Capacity building in global health is contingent on the delivery of advance mentoring in low- and middle-income country (LMIC) institutions. Mentorship here is defined as providing support and training for personal and professional development related to global health practice, education, and research. Mentorship not only has the ability to build institutional capacity, but also fosters long-lasting relationships for collaboration. Although many academics and institutions in LMIC settings receive formal or informal mentorship, the specific challenges for effective mentorship are less well addressed. Toolkits provide practical guidance and the structure to support effective mentor–mentee relationship.

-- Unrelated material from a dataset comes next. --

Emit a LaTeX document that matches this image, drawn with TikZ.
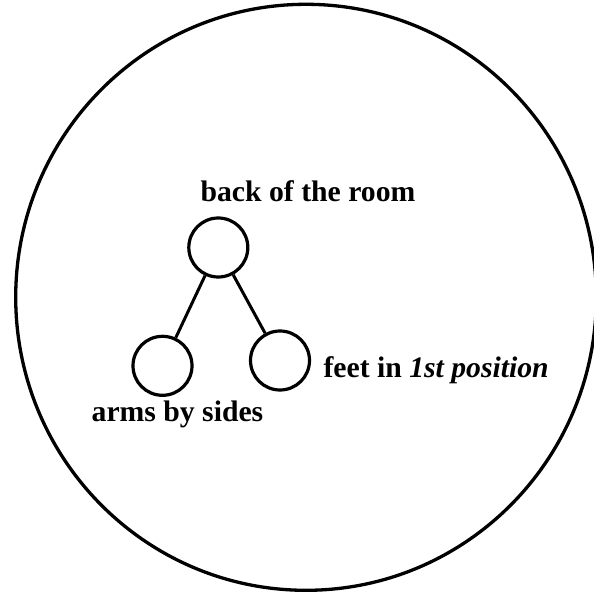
\documentclass[tikz,border=0pt]{standalone}
\usepackage{fontspec}
\setmainfont{Liberation Serif}
\begin{document}
\begin{tikzpicture}[x=1pt,y=-1pt,
  posnode/.style={draw,circle,line width=3.2pt,minimum size=59pt,inner sep=0pt},
  lbl/.style={font=\fontsize{29.7}{34}\selectfont\bfseries,inner sep=0pt},
  link/.style={line width=3pt}]
\useasboundingbox (0,0) rectangle (594,594);
\draw[line width=3.3pt] (306,297.3) ellipse [x radius=290.3, y radius=293];
\node[posnode] (top) at (218.3,247.5) {};
\node[posnode] (left) at (162.5,365.8) {};
\node[posnode] (right) at (280,360.5) {};
\draw[link] (top) -- (left);
\draw[link] (top) -- (right);
\node[lbl,anchor=base] (t1) at (308,201.7) {back of the room};
\node[lbl,anchor=base west] (t2) at (323.3,377.7) {feet in \textit{1st position}};
\node[lbl,anchor=base] (t3) at (177.5,421.7) {arms by sides};
\end{tikzpicture}
\end{document}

We chose a scoping review approach to 1) map the extent, range, and nature of mentorship resources and tools available and 2) to identify knowledge gaps in the current literature. We used Arksey and O’Malley’s framework for conducting this scoping review, which aims to summarize the current evidence, best practice guidelines, and identify areas of limited understanding.6 Unlike a formal systematic review, scoping reviews do not use a priori inclusion criteria and do not assess the quality of published articles included in the review.

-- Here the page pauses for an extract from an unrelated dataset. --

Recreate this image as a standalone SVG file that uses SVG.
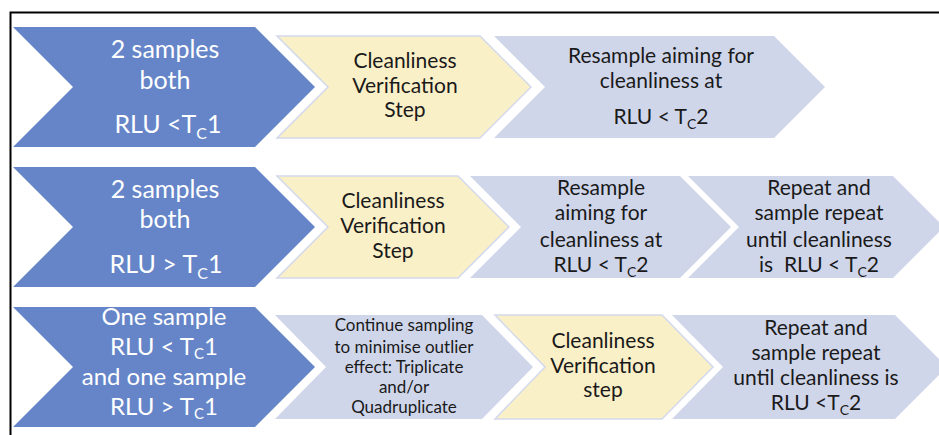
<svg xmlns="http://www.w3.org/2000/svg" width="939" height="435" viewBox="0 0 939 435">
<style>
.blue{fill:#6585c8}
.yel{fill:#faf0c8;stroke:#d3d9ec;stroke-width:1.5}
.lb{fill:#d0d6ea}
text{font-family:Lato,"Liberation Sans",sans-serif;text-anchor:middle;white-space:pre}
.w{fill:#ffffff;font-size:25px}
.w3{fill:#ffffff;font-size:24px}
.k{fill:#1a1a1a;font-size:21px}
.s{fill:#1a1a1a;font-size:17px}
</style>
<rect width="939" height="435" fill="#ffffff"/>
<path d="M10.5,435 V12.5 H939" fill="none" stroke="#000" stroke-width="2"/>
<g id="r1-blue"><path class="blue" d="M13,27 L255,27 L315,87 L255,147 L13,147 L73,87 Z"/>
<text class="w" x="165" y="58">2 samples</text><text class="w" x="165" y="89">both</text>
<text class="w" x="168" y="133">RLU &lt;T<tspan font-size="16" dy="6">C</tspan><tspan dy="-6">1</tspan></text></g>
<g id="r1-yellow"><path class="yel" d="M277,36 L480,36 L531,87 L480,138 L277,138 L328,87 Z"/>
<text class="k" x="405" y="68">Cleanliness</text><text class="k" x="405" y="93">Verification</text><text class="k" x="405" y="117">Step</text></g>
<g id="r1-resample"><path class="lb" d="M494,36 L774,36 L825,87 L774,138 L494,138 L545,87 Z"/>
<text class="k" x="661" y="63">Resample aiming for</text><text class="k" x="661" y="88">cleanliness at</text>
<text class="k" x="661" y="124">RLU &lt; T<tspan font-size="14" dy="5">C</tspan><tspan dy="-5">2</tspan></text></g>

<g id="r2-blue"><path class="blue" d="M13,167 L255,167 L315,227 L255,287 L13,287 L73,227 Z"/>
<text class="w" x="165" y="198">2 samples</text><text class="w" x="165" y="228">both</text>
<text class="w" x="166" y="273">RLU &gt; T<tspan font-size="16" dy="6">C</tspan><tspan dy="-6">1</tspan></text></g>
<g id="r2-yellow"><path class="yel" d="M277,176 L458,176 L509,227 L458,278 L277,278 L328,227 Z"/>
<text class="k" x="393" y="208">Cleanliness</text><text class="k" x="393" y="233">Verification</text><text class="k" x="393" y="258">Step</text></g>
<g id="r2-resample"><path class="lb" d="M470,176 L680,176 L731,227 L680,278 L470,278 L521,227 Z"/>
<text class="k" x="601" y="195">Resample</text><text class="k" x="601" y="220">aiming for</text><text class="k" x="601" y="247">cleanliness at</text>
<text class="k" x="601" y="272">RLU &lt; T<tspan font-size="14" dy="5">C</tspan><tspan dy="-5">2</tspan></text></g>
<g id="r2-repeat"><path class="lb" d="M688,176 L893,176 L944,227 L893,278 L688,278 L739,227 Z"/>
<text class="k" x="819" y="195">Repeat and</text><text class="k" x="819" y="220">sample repeat</text><text class="k" x="819" y="247">until cleanliness</text>
<text class="k" x="819" y="272">is  RLU &lt; T<tspan font-size="14" dy="5">C</tspan><tspan dy="-5">2</tspan></text></g>

<g id="r3-blue"><path class="blue" d="M13,307 L255,307 L315,367 L255,427 L13,427 L73,367 Z"/>
<text class="w3" x="164" y="325">One sample</text>
<text class="w3" x="164" y="355">RLU &lt; T<tspan font-size="15" dy="4">C</tspan><tspan dy="-4">1</tspan></text>
<text class="w3" x="164" y="385">and one sample</text>
<text class="w3" x="164" y="415">RLU &gt; T<tspan font-size="15" dy="4">C</tspan><tspan dy="-4">1</tspan></text></g>
<g id="r3-continue"><path class="lb" d="M275,315 L482,315 L533,367 L482,419 L275,419 L326,367 Z"/>
<text class="s" x="404" y="331">Continue sampling</text><text class="s" x="404" y="353">to minimise outlier</text>
<text class="s" x="404" y="373">effect: Triplicate</text><text class="s" x="404" y="393">and/or</text><text class="s" x="404" y="413">Quadruplicate</text></g>
<g id="r3-yellow"><path class="yel" d="M495,315 L662,315 L713,367 L662,419 L495,419 L545,367 Z"/>
<text class="k" x="603" y="348">Cleanliness</text><text class="k" x="603" y="373">Verification</text><text class="k" x="603" y="397">step</text></g>
<g id="r3-repeat"><path class="lb" d="M672,315 L895,315 L947,367 L895,419 L672,419 L723,367 Z"/>
<text class="k" x="816" y="335">Repeat and</text><text class="k" x="816" y="360">sample repeat</text><text class="k" x="816" y="385">until cleanliness is</text>
<text class="k" x="816" y="410">RLU &lt;T<tspan font-size="14" dy="5">C</tspan><tspan dy="-5">2</tspan></text></g>
<g id="connectors"></g>
</svg>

A total of 18 toolkits were judged relevant to this scoping review (Table 1). We excluded several guides that focused solely on mentoring junior faculty at U.S. institutions or staff at the National Institutes of Health (NIH). Few toolkits were focused specifically on mentoring in LMIC setting (n = 3)11–13 with the majority published by North American organizations (n = 15) (Table 1). Seven toolkits were created by universities,13–19 six by professional organizations,20–25 one by a funding agency,12 two by training consortia,11,26 and two by journals.8,27 Many were focused on mentoring specifically in the health sciences (n = 11). All were relevant for mentoring in global health, but six specifically targeted mentoring in a global health context. Several included checklists and predeparture training guidelines that focus on the HIC mentee experience in an LMIC setting, three of which were included in this scoping review.19,22,23
Successful global health research and practice is dependent on strong mentorship, which requires training, guidelines, and standards for mentees, mentors, and mentoring institutions. We undertook this scoping review to identify and evaluate currently available mentoring toolkits. Most of the toolkits identified by the scoping review were developed by organizations in North America. Overall, there is a dearth of resources created by LMICs. In particular, few tools focused on how to support mentoring at the institutional level and few focused on additional competencies (e.g., ethics, resource limitations, CHA). Furthermore, none of the resources published from HIC authors and institutions included information on how they may be adapted to various settings, including LMIC settings.
Mentorship in global health research and practice is complex, but crucial to effective studies and programs. The toolkits provided in this scoping review provide practical advice for mentorship and can be used to spur change. Future endeavors in this field should seek to develop guidance around group mentoring activities and how to successfully adapt existing mentorship tools to diverse LMIC contexts.